Una cuestión hasta ahora menos debatida es si los cuestionamientos a la comunicación oficial apuntan a los qué o a los cómo. Algunos especialistas sostienen que el Gobierno hace mucho más de lo que parece, y que algunos temas importantes se diluyen en la vorágine del día a día. Tal vez por estar integrado por tantos hinchas xeneixes, el equipo presidencial parece haber olvidado aquello de poner el huevo y además cacarear. Otros, por el contrario, apuntan a las formas: el combo redes sociales/timbreo no parece convencer demasiado a los segmentos más convencionales de la coalición de gobierno. Por ejemplo, esta semana Ernesto Sanz embistió sin tapujos contra Jaime Duran Barba, a quien culpó por algunos de los principales errores del Gobierno. Sorprende dicha actitud de alguien que conoce de sobra que en última instancia es Macri el que toma o avala las decisiones más importantes.

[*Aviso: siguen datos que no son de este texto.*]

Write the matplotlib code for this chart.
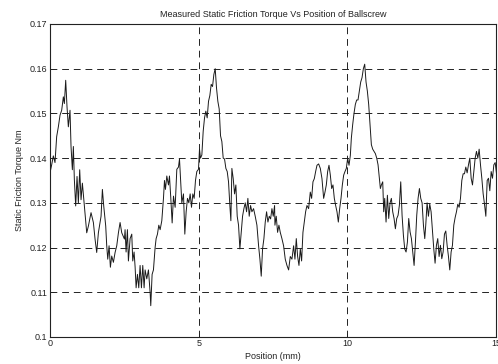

¿Es necesario que el Gobierno haga más “política”? ¿Qué significa eso exactamente? ¿Qué clase de acciones, en concreto, no se están llevando a cabo que mejorarían en todo caso los resultados de la gestión? El Presidente afirmó que pasa el 80% de su tiempo con el matafuego en la mano apagando incendios y que solamente en el 20% restante puede pensar en el mediano y largo plazo.
Es posible que una vez que se ordene un poco más la agenda y se despejen cuestiones acuciantes (el lío de las tarifas, por ejemplo, consumió muchas más horas y paradójicamente energía de lo pensado, desplazando o postergando otras prioridades), lo importante se imponga a lo urgente. O todo lo contrario: el avance del calendario electoral podría desviar el foco otra vez hacia la coyuntura. Y el debate sobre las cuestiones de fondo (las reformas estructurales, la calidad institucional, la competitividad, el futuro del empleo) sufrirá una nueva, costosísima, típicamente argentina postergación.